The modularity, ability to modify and tailor the parts to suit your needs, the use of two inexpensive edge filters as opposed to one expensive notch filter all are testaments to the innovation. The spectrometer has been called a work of art. There’s really nothing else like it. Not even commercial systems have this many features!

I made sure to design every part of this device so my own mother could use it without wondering what means what. The interface is very simple to understand and very easy to get up and running spectra right away! You don’t even need to interpret a squiggly line and figure out what compound it is, the system will verbally speak it to you when it has identified it! The client software should be available on a PC to start, then eventually phones, tablets and even chromebooks!

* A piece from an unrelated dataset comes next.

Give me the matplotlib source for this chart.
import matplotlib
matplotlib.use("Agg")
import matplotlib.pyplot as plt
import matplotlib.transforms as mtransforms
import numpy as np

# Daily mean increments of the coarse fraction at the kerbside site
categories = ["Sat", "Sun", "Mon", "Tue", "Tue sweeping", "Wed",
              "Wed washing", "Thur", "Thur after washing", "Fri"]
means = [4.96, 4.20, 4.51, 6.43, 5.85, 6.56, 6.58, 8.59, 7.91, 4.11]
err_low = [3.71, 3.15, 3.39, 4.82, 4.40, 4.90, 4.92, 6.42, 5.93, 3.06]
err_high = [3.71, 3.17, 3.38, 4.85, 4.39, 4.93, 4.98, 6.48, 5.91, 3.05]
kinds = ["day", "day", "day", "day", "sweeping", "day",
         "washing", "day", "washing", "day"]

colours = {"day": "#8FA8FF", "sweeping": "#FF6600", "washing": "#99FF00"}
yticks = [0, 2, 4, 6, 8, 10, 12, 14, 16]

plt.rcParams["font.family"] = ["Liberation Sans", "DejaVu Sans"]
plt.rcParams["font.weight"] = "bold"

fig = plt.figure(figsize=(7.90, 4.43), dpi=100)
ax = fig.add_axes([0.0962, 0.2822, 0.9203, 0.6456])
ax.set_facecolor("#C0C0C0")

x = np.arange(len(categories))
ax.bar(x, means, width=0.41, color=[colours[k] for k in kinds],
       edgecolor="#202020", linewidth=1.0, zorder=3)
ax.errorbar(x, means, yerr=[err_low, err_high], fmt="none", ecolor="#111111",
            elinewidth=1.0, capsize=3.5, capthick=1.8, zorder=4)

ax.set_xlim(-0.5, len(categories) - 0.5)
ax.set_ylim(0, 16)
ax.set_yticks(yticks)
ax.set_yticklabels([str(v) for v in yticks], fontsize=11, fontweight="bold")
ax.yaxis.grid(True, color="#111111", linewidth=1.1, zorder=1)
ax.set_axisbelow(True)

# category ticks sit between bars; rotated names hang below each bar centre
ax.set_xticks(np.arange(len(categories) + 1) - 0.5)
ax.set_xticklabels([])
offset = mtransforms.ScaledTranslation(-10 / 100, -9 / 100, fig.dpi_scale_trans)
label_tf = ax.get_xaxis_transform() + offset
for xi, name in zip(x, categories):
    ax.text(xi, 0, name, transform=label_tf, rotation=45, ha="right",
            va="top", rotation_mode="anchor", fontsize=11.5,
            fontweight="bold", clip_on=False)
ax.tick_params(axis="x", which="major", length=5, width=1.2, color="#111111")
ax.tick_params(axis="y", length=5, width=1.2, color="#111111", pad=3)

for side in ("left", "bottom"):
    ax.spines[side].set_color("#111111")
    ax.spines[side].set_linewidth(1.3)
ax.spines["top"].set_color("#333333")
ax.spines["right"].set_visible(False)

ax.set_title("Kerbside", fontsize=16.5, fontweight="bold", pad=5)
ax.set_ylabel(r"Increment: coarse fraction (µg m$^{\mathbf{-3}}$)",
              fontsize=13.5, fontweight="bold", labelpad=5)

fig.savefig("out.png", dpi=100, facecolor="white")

The main electronics consists of a control board, the power control board, an interface board, the imaging board, and the raspberryPi. The control, interface, and imaging boards are based on ST Micro STM32 Nucleo F401RE microcontrollers. The control board handles the nuts and bolts of the system, moving motors and reading sensors and so on. The interface board controls the display, the touch panel, audio and the RGB LEDs. The imaging board manages the CCD and reading spectra from the spectrometer. All the boards are connected to the raspberryPi via USB and their functions are dependent upon one another. The raspberryPi communicates to the internet, databases, and the client(s).

Currently, the control board functionally monitors the laser and cuvette temperatures via two DS18B20 sensors, controls the L298 HBridge which drives the two peltier devices. One peltier cools the ccd and the other both cools and heats the cuvette to maintain its temperature using a PID controller. It also monitors the current draw for the two peltiers. In addition, it reads the cuvette ends stops, controls the laser shutter servo, and both the TTL line and power relay for the laser. Priorities have kept the laser good TEMT6000 sensor, the BMP180, and the laser color sensor on the back burner.

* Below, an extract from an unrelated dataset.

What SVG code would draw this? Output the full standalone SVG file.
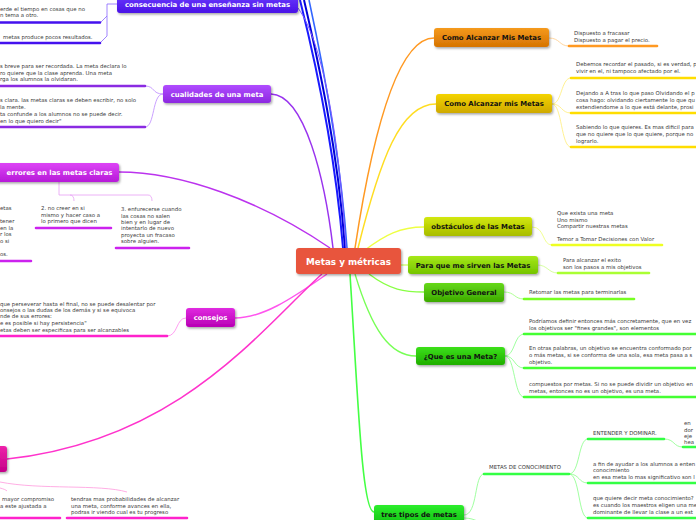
<svg xmlns="http://www.w3.org/2000/svg" width="696" height="520" viewBox="0 0 696 520">
<style>
.t{font-family:"DejaVu Sans",Verdana,sans-serif;font-size:5.4px;fill:#3a3a3a}
.nl{font-family:"DejaVu Sans",Verdana,sans-serif;font-size:6.9px;font-weight:bold;text-anchor:middle}
.w{fill:#ffffff}
.k{fill:#111111}
.c{fill:none}
.ul{fill:none;stroke-width:2.6;stroke-linecap:round}
.box{filter:url(#sh)}
</style>
<defs>
<filter id="sh" x="-20%" y="-30%" width="140%" height="170%"><feDropShadow dx="1.2" dy="1.5" stdDeviation="0.9" flood-color="#000" flood-opacity="0.35"/></filter>
<linearGradient id="gBlue" x1="0" y1="0" x2="0" y2="1"><stop offset="0" stop-color="#6a3bff"/><stop offset="1" stop-color="#4a12e6"/></linearGradient>
<linearGradient id="gPur" x1="0" y1="0" x2="0" y2="1"><stop offset="0" stop-color="#b04cff"/><stop offset="1" stop-color="#8c28e0"/></linearGradient>
<linearGradient id="gErr" x1="0" y1="0" x2="0" y2="1"><stop offset="0" stop-color="#dd44f6"/><stop offset="1" stop-color="#b61ad8"/></linearGradient>
<linearGradient id="gCon" x1="0" y1="0" x2="0" y2="1"><stop offset="0" stop-color="#e02ae0"/><stop offset="1" stop-color="#b800b4"/></linearGradient>
<linearGradient id="gPink" x1="0" y1="0" x2="0" y2="1"><stop offset="0" stop-color="#ee22aa"/><stop offset="1" stop-color="#c40088"/></linearGradient>
<linearGradient id="gOr" x1="0" y1="0" x2="0" y2="1"><stop offset="0" stop-color="#f59a1c"/><stop offset="1" stop-color="#d67300"/></linearGradient>
<linearGradient id="gYe" x1="0" y1="0" x2="0" y2="1"><stop offset="0" stop-color="#f4d400"/><stop offset="1" stop-color="#cfa900"/></linearGradient>
<linearGradient id="gLi" x1="0" y1="0" x2="0" y2="1"><stop offset="0" stop-color="#d2e80a"/><stop offset="1" stop-color="#a8bc00"/></linearGradient>
<linearGradient id="gLg" x1="0" y1="0" x2="0" y2="1"><stop offset="0" stop-color="#a6e818"/><stop offset="1" stop-color="#74c400"/></linearGradient>
<linearGradient id="gGr" x1="0" y1="0" x2="0" y2="1"><stop offset="0" stop-color="#66d81a"/><stop offset="1" stop-color="#3caa00"/></linearGradient>
<linearGradient id="gGr2" x1="0" y1="0" x2="0" y2="1"><stop offset="0" stop-color="#3ce01a"/><stop offset="1" stop-color="#1fae00"/></linearGradient>
<linearGradient id="gGr3" x1="0" y1="0" x2="0" y2="1"><stop offset="0" stop-color="#2cee2c"/><stop offset="1" stop-color="#12c012"/></linearGradient>
</defs>
<rect width="696" height="520" fill="#ffffff"/>

<g id="connectors">
<path class="c" d="M343,248 C335,150 315,60 300,0" stroke="#1a1aff" stroke-width="2"/>
<path class="c" d="M345,248 C338,150 318,60 304,0" stroke="#0000d8" stroke-width="2"/>
<path class="c" d="M347,248 C340,150 322,60 309,0" stroke="#3366ff" stroke-width="1.6"/>
<path class="c" d="M346,248 C340,150 325,45 298,8" stroke="#7a55ff" stroke-width="1"/>
<path class="c" d="M333,248 C325,180 305,95 271,94" stroke="#9933ee" stroke-width="1.5"/>
<path class="c" d="M330,248 C260,200 180,172 119,172" stroke="#bb33ee" stroke-width="1.5"/>
<path class="c" d="M327,274 C290,300 262,318 235,318" stroke="#ff55ee" stroke-width="1.5"/>
<path class="c" d="M322,274 C260,330 180,440 7,459" stroke="#ff33cc" stroke-width="1.5"/>
<path class="c" d="M355,248 C370,150 395,38 434,38" stroke="#ff9922" stroke-width="1.5"/>
<path class="c" d="M358,248 C380,160 400,104 436,104" stroke="#ffdd22" stroke-width="1.5"/>
<path class="c" d="M365,250 C385,235 400,227 424,227" stroke="#eeff44" stroke-width="1.3"/>
<path class="c" d="M401,265 L408,265" stroke="#ccff66" stroke-width="1.3"/>
<path class="c" d="M369,274 C390,290 405,292 424,292" stroke="#88ff44" stroke-width="1.3"/>
<path class="c" d="M355,274 C372,330 390,356 416,356" stroke="#77ff55" stroke-width="1.3"/>
<path class="c" d="M350,274 C358,400 362,512 374,512" stroke="#44ff44" stroke-width="1.6"/>

<path class="c" d="M117,4 L107,4 L107,36 L100,43 M107,16 L101,22" stroke="#8866ff" stroke-width="0.8"/>
<path class="c" d="M163,94 C152,94 155,86 145,86 M163,94 C152,94 155,127 145,127" stroke="#bb88ff" stroke-width="0.8"/>
<path class="c" d="M59,182 L59,195 L148,195 Q152,195 152,201 M70,195 Q74,195 74,201" stroke="#e7a0f5" stroke-width="0.8"/>
<path class="c" d="M167,336 C178,336 176,318 186,318" stroke="#ff88ee" stroke-width="0.8"/>
<path class="c" d="M0,482 C40,490 100,484 127,492 M0,488 C4,489 6,490 7,491" stroke="#ff99dd" stroke-width="0.8"/>
<path class="c" d="M549,38 C560,38 559,46 569,46" stroke="#ffcc88" stroke-width="0.8"/>
<path class="c" d="M552,104 C562,104 561,78 571,78 M552,104 C562,104 561,113 571,113 M552,104 C562,104 561,147 571,147" stroke="#ffee77" stroke-width="0.8"/>
<path class="c" d="M532,227 C545,227 542,245 552,245" stroke="#eeff77" stroke-width="0.8"/>
<path class="c" d="M537,265 C548,265 548,273 558,273" stroke="#ccff88" stroke-width="0.8"/>
<path class="c" d="M504,292 C515,292 514,299 524,299" stroke="#99ff77" stroke-width="0.8"/>
<path class="c" d="M505,356 C515,356 514,334 524,334 M505,356 C515,356 514,368 524,368 M505,356 C515,356 514,397 524,397" stroke="#88ff88" stroke-width="0.8"/>
<path class="c" d="M464,515 C478,515 474,474 484,474 M464,518 C476,518 482,524 490,530" stroke="#88ff88" stroke-width="0.8"/>
<path class="c" d="M569,474 C580,474 578,439 588,439 M569,474 C580,474 578,483 588,483 M569,474 C580,474 578,518 588,518 M664,439 C675,439 673,447 683,447" stroke="#88ff88" stroke-width="0.8"/>

<g class="ul">
<path d="M0,22.5 L100,22.5 M0,43 L100,43" stroke="#4411ee"/>
<path d="M0,86 L145,86 M0,127 L145,127" stroke="#8a2be2"/>
<path d="M0,261 L31,261 M36,228 L111,228 M116,248 L189,248" stroke="#cc22ee"/>
<path d="M0,336 L167,336" stroke="#ff22cc"/>
<path d="M0,518 L60,518 M67,518 L187,518" stroke="#ff22cc"/>
<path d="M569,46 L657,46" stroke="#ff9922"/>
<path d="M571,78 L698,78 M571,113 L698,113 M571,147 L698,147" stroke="#ffdd00"/>
<path d="M552,245 L662,245" stroke="#eeff22"/>
<path d="M558,273 L649,273" stroke="#aaff33"/>
<path d="M524,299 L634,299" stroke="#77ff22"/>
<path d="M524,334 L698,334 M524,368 L698,368 M524,397 L698,397" stroke="#44ff33"/>
<path d="M484,474 L569,474 M588,439 L664,439 M683,447 L698,447 M588,483 L698,483 M588,518 L698,518" stroke="#33ff44"/>
</g>
</g>

<g id="center"><rect class="box" x="296" y="248" width="105" height="26" rx="3" fill="#e8543e"/><text class="nl w" x="348.5" y="264.5" style="font-size:8.8px">Metas y métricas</text></g>
<g id="n-consecuencia"><rect class="box" x="117" y="-6" width="181" height="19" rx="3" fill="url(#gBlue)"/><text class="nl w" x="207.5" y="7">consecuencia de una enseñanza sin metas</text></g>
<g id="n-cualidades"><rect class="box" x="163" y="85" width="108" height="18" rx="3" fill="url(#gPur)"/><text class="nl w" x="217" y="96.5">cualidades de una meta</text></g>
<g id="n-errores"><rect class="box" x="-10" y="163" width="129" height="19" rx="3" fill="url(#gErr)"/><text class="nl w" x="59.5" y="175">errores en las metas claras</text></g>
<g id="n-consejos"><rect class="box" x="186" y="308" width="49" height="19" rx="3" fill="url(#gCon)"/><text class="nl w" x="210.5" y="320">consejos</text></g>
<g id="n-pink"><rect class="box" x="-20" y="446" width="27" height="26" rx="3" fill="url(#gPink)"/></g>
<g id="n-como1"><rect class="box" x="434" y="28" width="115" height="19" rx="3" fill="url(#gOr)"/><text class="nl k" x="491.5" y="40">Como Alcanzar Mis Metas</text></g>
<g id="n-como2"><rect class="box" x="436" y="94" width="116" height="19" rx="3" fill="url(#gYe)"/><text class="nl k" x="494" y="106">Como Alcanzar mis Metas</text></g>
<g id="n-obstaculos"><rect class="box" x="424" y="217" width="108" height="19" rx="3" fill="url(#gLi)"/><text class="nl k" x="478" y="229">obstáculos de las Metas</text></g>
<g id="n-paraque"><rect class="box" x="408" y="256" width="130" height="18" rx="3" fill="url(#gLg)"/><text class="nl k" x="473" y="267.5">Para que me sirven las Metas</text></g>
<g id="n-objetivo"><rect class="box" x="424" y="283" width="80" height="19" rx="3" fill="url(#gGr)"/><text class="nl k" x="464" y="295">Objetivo General</text></g>
<g id="n-quees"><rect class="box" x="416" y="347" width="89" height="18" rx="3" fill="url(#gGr2)"/><text class="nl k" x="460.5" y="358.5">¿Que es una Meta?</text></g>
<g id="n-tres"><rect class="box" x="374" y="505" width="90" height="20" rx="3" fill="url(#gGr3)"/><text class="nl k" x="419" y="517">tres tipos de metas</text></g>

<g id="texts">
<text class="t"><tspan x="0" y="11">erde el tiempo en cosas que no</tspan><tspan x="0" y="17">n tema a otro.</tspan></text>
<text class="t" x="3" y="39">metas produce pocos resultados.</text>
<text class="t"><tspan x="0" y="68">s breve para ser recordada. La meta declara lo</tspan><tspan x="0" y="74.5">ro quiere que la clase aprenda. Una meta</tspan><tspan x="0" y="81">rga los alumnos la olvidaran.</tspan></text>
<text class="t"><tspan x="0" y="102">s clara. las metas claras se deben escribir, no solo</tspan><tspan x="0" y="109">la mente.</tspan><tspan x="0" y="116">ta confunde a los alumnos no se puede decir.</tspan><tspan x="0" y="123">en lo que quiero decir"</tspan></text>
<text class="t"><tspan x="0" y="210">etas</tspan><tspan x="0" y="223">tener</tspan><tspan x="0" y="230">en la</tspan><tspan x="0" y="236">r los</tspan><tspan x="0" y="243">o si</tspan><tspan x="0" y="256">os.</tspan></text>
<text class="t"><tspan x="41" y="210">2. no creer en si</tspan><tspan x="41" y="217">mismo y hacer caso a</tspan><tspan x="41" y="223">lo primero que dicen</tspan></text>
<text class="t"><tspan x="121" y="211">3. enfurecerse cuando</tspan><tspan x="121" y="218">las cosas no salen</tspan><tspan x="121" y="224">bien y en lugar de</tspan><tspan x="121" y="230">intentarlo de nuevo</tspan><tspan x="121" y="237">proyecta un fracaso</tspan><tspan x="121" y="243">sobre alguien.</tspan></text>
<text class="t"><tspan x="0" y="306">que perseverar hasta el final, no se puede desalentar por</tspan><tspan x="0" y="312">onsejos o las dudas de los demás y si se equivoca</tspan><tspan x="0" y="318">nde de sus errores:</tspan><tspan x="0" y="325">e es posible si hay persistencia"</tspan><tspan x="0" y="332">etas deben ser especificas para ser alcanzables</tspan></text>
<text class="t"><tspan x="2" y="501">mayor compromiso</tspan><tspan x="0" y="508">a este ajustada a</tspan></text>
<text class="t"><tspan x="71" y="501">tendras mas probabilidades de alcanzar</tspan><tspan x="71" y="508">una meta, conforme avances en ella,</tspan><tspan x="71" y="514">podras ir viendo cual es tu progreso</tspan></text>

<text class="t"><tspan x="574" y="35">Dispuesto a fracasar</tspan><tspan x="574" y="42">Dispuesto a pagar el precio.</tspan></text>
<text class="t"><tspan x="576" y="66">Debemos recordar el pasado, si es verdad, p</tspan><tspan x="576" y="73">vivir en el, ni tampoco afectado por el.</tspan></text>
<text class="t"><tspan x="576" y="95">Dejando a A tras lo que paso Olvidando el p</tspan><tspan x="576" y="102">cosa hago: olvidando ciertamente lo que qu</tspan><tspan x="576" y="109">extendiendome a lo que está delante, prosi</tspan></text>
<text class="t"><tspan x="576" y="129">Sabiendo lo que quieres. Es mas dificil para</tspan><tspan x="576" y="136">que no quiere que lo que quiere, porque no</tspan><tspan x="576" y="143">lograrlo.</tspan></text>
<text class="t"><tspan x="557" y="215">Que exista una meta</tspan><tspan x="557" y="221.5">Uno mismo</tspan><tspan x="557" y="228">Compartir nuestras metas</tspan><tspan x="557" y="241">Temor a Tomar Decisiones con Valor</tspan></text>
<text class="t"><tspan x="563" y="262">Para alcanzar el exito</tspan><tspan x="563" y="269">son los pasos a mis objetivos</tspan></text>
<text class="t" x="529" y="294">Retomar las metas para terminarlas</text>
<text class="t"><tspan x="529" y="323">Podríamos definir entonces más concretamente, que en vez</tspan><tspan x="529" y="330">los objetivos ser "fines grandes", son elementos</tspan></text>
<text class="t"><tspan x="529" y="350">En otras palabras, un objetivo se encuentra conformado por</tspan><tspan x="529" y="357">o más metas, si se conforma de una sola, esa meta pasa a s</tspan><tspan x="529" y="364">objetivo.</tspan></text>
<text class="t"><tspan x="529" y="386">compuestos por metas. Si no se puede dividir un objetivo en</tspan><tspan x="529" y="392.5">metas, entonces no es un objetivo, es una meta.</tspan></text>
<text class="t" x="489" y="469">METAS DE CONOCIMIENTO</text>
<text class="t" x="593" y="435">ENTENDER Y DOMINAR.</text>
<text class="t"><tspan x="684" y="425">en</tspan><tspan x="684" y="432">dor</tspan><tspan x="684" y="438">eje</tspan><tspan x="684" y="444">hea</tspan></text>
<text class="t"><tspan x="593" y="466">a fin de ayudar a los alumnos a enten</tspan><tspan x="593" y="472">conocimiento</tspan><tspan x="593" y="479">en esa meta lo mas significativo son l</tspan></text>
<text class="t"><tspan x="593" y="500">que quiere decir meta conocimiento?</tspan><tspan x="593" y="507">es cuando los maestros eligen una me</tspan><tspan x="593" y="514">dominante de llevar la clase a un est</tspan></text>
</g>
</svg>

The power control board currently performs all of its planned duties which include taking in power from the mini itx power supply, supplying power to all of the other boards, housing the L298 HBridge, the current sensor and controls the system power with a nice stainless steel button.

The interface board also currently performs all of its planned duties controlling the TFT LCD display, and taking input from the touch sensitive also communicates that data to the raspberryPi when it has any user input. In addition it controls the arduino pro mini that drives the RGB LED ring.

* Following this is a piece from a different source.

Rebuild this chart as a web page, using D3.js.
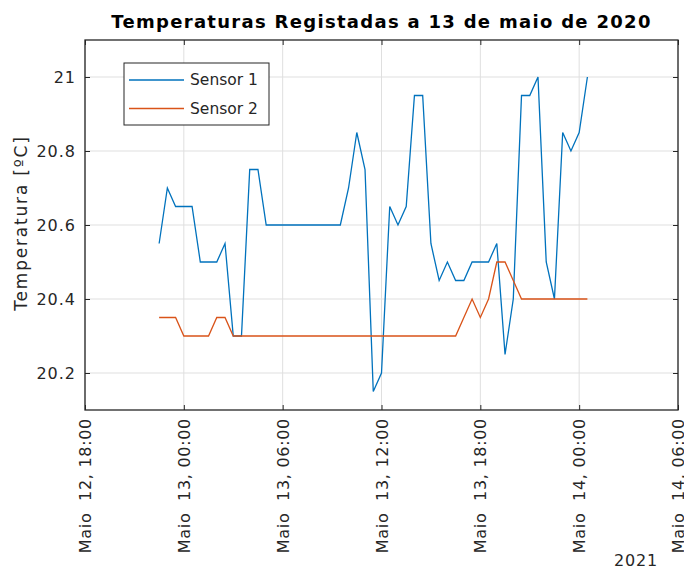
<!DOCTYPE html>
<html>
<head>
<meta charset="utf-8">
<script src="https://cdn.jsdelivr.net/npm/d3@7"></script>
<style>
  body { margin: 0; background: #fff; }
  text { font-family: "DejaVu Sans", sans-serif; fill: #262626; }
</style>
</head>
<body>
<div class="svgContainer"></div>
<script>
// readings every 30 min, 12 May 22:30 -> 14 May 00:30
let times = [
  "2021-05-12 22:30", "2021-05-12 23:00", "2021-05-12 23:30",
  "2021-05-13 00:00", "2021-05-13 00:30", "2021-05-13 01:00", "2021-05-13 01:30",
  "2021-05-13 02:00", "2021-05-13 02:30", "2021-05-13 03:00", "2021-05-13 03:30",
  "2021-05-13 04:00", "2021-05-13 04:30", "2021-05-13 05:00", "2021-05-13 05:30",
  "2021-05-13 06:00", "2021-05-13 06:30", "2021-05-13 07:00", "2021-05-13 07:30",
  "2021-05-13 08:00", "2021-05-13 08:30", "2021-05-13 09:00", "2021-05-13 09:30",
  "2021-05-13 10:00", "2021-05-13 10:30", "2021-05-13 11:00", "2021-05-13 11:30",
  "2021-05-13 12:00", "2021-05-13 12:30", "2021-05-13 13:00", "2021-05-13 13:30",
  "2021-05-13 14:00", "2021-05-13 14:30", "2021-05-13 15:00", "2021-05-13 15:30",
  "2021-05-13 16:00", "2021-05-13 16:30", "2021-05-13 17:00", "2021-05-13 17:30",
  "2021-05-13 18:00", "2021-05-13 18:30", "2021-05-13 19:00", "2021-05-13 19:30",
  "2021-05-13 20:00", "2021-05-13 20:30", "2021-05-13 21:00", "2021-05-13 21:30",
  "2021-05-13 22:00", "2021-05-13 22:30", "2021-05-13 23:00", "2021-05-13 23:30",
  "2021-05-14 00:00", "2021-05-14 00:30"
];

let sensor1 = [
  20.55, 20.7, 20.65, 20.65, 20.65, 20.5, 20.5, 20.5, 20.55, 20.3,
  20.3, 20.75, 20.75, 20.6, 20.6, 20.6, 20.6, 20.6, 20.6, 20.6,
  20.6, 20.6, 20.6, 20.7, 20.85, 20.75, 20.15, 20.2, 20.65, 20.6,
  20.65, 20.95, 20.95, 20.55, 20.45, 20.5, 20.45, 20.45, 20.5, 20.5,
  20.5, 20.55, 20.25, 20.4, 20.95, 20.95, 21.0, 20.5, 20.4, 20.85,
  20.8, 20.85, 21.0
];

let sensor2 = [
  20.35, 20.35, 20.35, 20.3, 20.3, 20.3, 20.3, 20.35, 20.35, 20.3,
  20.3, 20.3, 20.3, 20.3, 20.3, 20.3, 20.3, 20.3, 20.3, 20.3,
  20.3, 20.3, 20.3, 20.3, 20.3, 20.3, 20.3, 20.3, 20.3, 20.3,
  20.3, 20.3, 20.3, 20.3, 20.3, 20.3, 20.3, 20.35, 20.4, 20.35,
  20.4, 20.5, 20.5, 20.45, 20.4, 20.4, 20.4, 20.4, 20.4, 20.4,
  20.4, 20.4, 20.4
];

let seriesNames = ["Sensor 1", "Sensor 2"];
let seriesColors = ["#0072BD", "#D95319"];

let xTicks = [
  "2021-05-12 18:00", "2021-05-13 00:00", "2021-05-13 06:00",
  "2021-05-13 12:00", "2021-05-13 18:00", "2021-05-14 00:00", "2021-05-14 06:00"
];
let xTickLabels = [
  "Maio  12, 18:00", "Maio  13, 00:00", "Maio  13, 06:00",
  "Maio  13, 12:00", "Maio  13, 18:00", "Maio  14, 00:00", "Maio  14, 06:00"
];
let yTicks = [20.2, 20.4, 20.6, 20.8, 21];
let yTickLabels = ["20.2", "20.4", "20.6", "20.8", "21"];

let W = 684, H = 569;
let margin = { top: 40, right: 6, bottom: 159, left: 85 };
let width = W - margin.left - margin.right,
  height = H - margin.top - margin.bottom;

let parseTime = d3.timeParse("%Y-%m-%d %H:%M");
let dates = times.map(parseTime);
let tickDates = xTicks.map(parseTime);

let svg = d3
  .select(".svgContainer")
  .append("svg")
  .attr("width", W)
  .attr("height", H);

let g = svg
  .append("g")
  .attr("transform", "translate(" + margin.left + "," + margin.top + ")");

let xScale = d3
  .scaleTime()
  .domain([tickDates[0], tickDates[tickDates.length - 1]])
  .range([0, width]);

let yScale = d3
  .scaleLinear()
  .domain([20.1, 21.1])
  .range([height, 0]);

// grid lines
g.append("g")
  .selectAll("line.vgrid")
  .data(tickDates)
  .enter()
  .append("line")
  .attr("x1", d => xScale(d))
  .attr("x2", d => xScale(d))
  .attr("y1", 0)
  .attr("y2", height)
  .attr("stroke", "#dfdfdf")
  .attr("stroke-width", 1);

g.append("g")
  .selectAll("line.hgrid")
  .data(yTicks)
  .enter()
  .append("line")
  .attr("x1", 0)
  .attr("x2", width)
  .attr("y1", d => yScale(d))
  .attr("y2", d => yScale(d))
  .attr("stroke", "#dfdfdf")
  .attr("stroke-width", 1);

// series
let allSeries = [sensor1, sensor2];
let line = d3
  .line()
  .x((d, i) => xScale(dates[i]))
  .y(d => yScale(d));

allSeries.forEach((s, k) => {
  g.append("path")
    .datum(s)
    .attr("fill", "none")
    .attr("stroke", seriesColors[k])
    .attr("stroke-width", 1.3)
    .attr("stroke-linejoin", "miter")
    .attr("d", line);
});

// axes (inward ticks on all four sides, MATLAB box style)
let xAxis = d3
  .axisBottom(xScale)
  .tickValues(tickDates)
  .tickSize(-5)
  .tickFormat((d, i) => xTickLabels[i]);

let xAxisGroup = g
  .append("g")
  .attr("transform", "translate(0," + height + ")")
  .call(xAxis);

xAxisGroup
  .selectAll("text")
  .attr("x", 0)
  .attr("y", 0)
  .attr("dy", "0.35em")
  .attr("transform", "translate(0,8) rotate(-90)")
  .style("text-anchor", "end")
  .style("font-size", "16px")
  .style("letter-spacing", "0.7px")
  .style("white-space", "pre");

g.append("g")
  .call(d3.axisTop(xScale).tickValues(tickDates).tickSize(-5).tickFormat(""));

let yAxisGroup = g
  .append("g")
  .call(
    d3
      .axisLeft(yScale)
      .tickValues(yTicks)
      .tickSize(-5)
      .tickPadding(9)
      .tickFormat((d, i) => yTickLabels[i])
  );

yAxisGroup
  .selectAll("text")
  .style("font-size", "16px")
  .style("letter-spacing", "1px");

g.append("g")
  .attr("transform", "translate(" + width + ",0)")
  .call(d3.axisRight(yScale).tickValues(yTicks).tickSize(-5).tickFormat(""));

g.selectAll(".domain").remove();
g.selectAll(".tick line").attr("stroke", "#262626");

g.append("rect")
  .attr("width", width)
  .attr("height", height)
  .attr("fill", "none")
  .attr("stroke", "#262626")
  .attr("stroke-width", 1.3);

// labels
svg
  .append("text")
  .attr("x", margin.left + width / 2)
  .attr("y", 28)
  .attr("text-anchor", "middle")
  .style("font-size", "18px")
  .style("font-weight", "bold")
  .style("letter-spacing", "1.3px")
  .style("fill", "#000")
  .text("Temperaturas Registadas a 13 de maio de 2020");

svg
  .append("text")
  .attr("transform", "rotate(-90)")
  .attr("x", -(margin.top + height / 2) + 2)
  .attr("y", 27)
  .attr("text-anchor", "middle")
  .style("font-size", "17px")
  .style("letter-spacing", "1.8px")
  .text("Temperatura [ºC]");

svg
  .append("text")
  .attr("x", 658)
  .attr("y", 566)
  .attr("text-anchor", "end")
  .style("font-size", "16px")
  .style("letter-spacing", "0.8px")
  .text("2021");

// legend
let legend = g.append("g").attr("transform", "translate(39,23)");

legend
  .append("rect")
  .attr("width", 145)
  .attr("height", 62)
  .attr("fill", "#fff")
  .attr("stroke", "#262626")
  .attr("stroke-width", 1);

seriesNames.forEach((name, k) => {
  let yy = 17 + k * 28.5;
  legend
    .append("line")
    .attr("x1", 5)
    .attr("x2", 60)
    .attr("y1", yy)
    .attr("y2", yy)
    .attr("stroke", seriesColors[k])
    .attr("stroke-width", 1.3);
  legend
    .append("text")
    .attr("x", 66)
    .attr("y", yy)
    .attr("dy", "0.35em")
    .style("font-size", "15.5px")
    .text(name);
});
</script>
</body>
</html>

The imaging board is another success story with it’s duties of controlling the CCD detector array and obtaining spectra which it then sends to the raspberryPi or PC via usb. In the future, it will also monitor the UV index for detection of noise or fluorescence. It will also monitor the temperature of the CCD to compensate for noise and move the CCD tiny fractions of a millimeter from side to side to increase resolution.

The optics section is a great success. All of the plastic parts fit perfectly, the unit is nice and solid.. The laser shines, the beam bounces from the laser and hits the splitter..half the beam goes to the objective lens and the other half goes to the filters..the selector wheel spins and chooses the filter...the beam goes through and into the spectrometer which images the spectra… I couldn’t be happier, it just needs a little alignment and calibration!

At this time, I have focused mostly on the design and construction of the electronics and optics. The software that currently exists is mostly for testing, I will be devoting as much time to the software as I have the hardware in the very near future as the hardware is getting very close to being complete!

Overall, this has been a terrific learning experience. Hackaday has been just great in its efforts and encouraging participation.. I would have been building this whether the contest existed or not, but being a part of it has made the experience far richer than I had imagined it could be. Thanks to everyone who has given me so much positive feedback the past couple months!!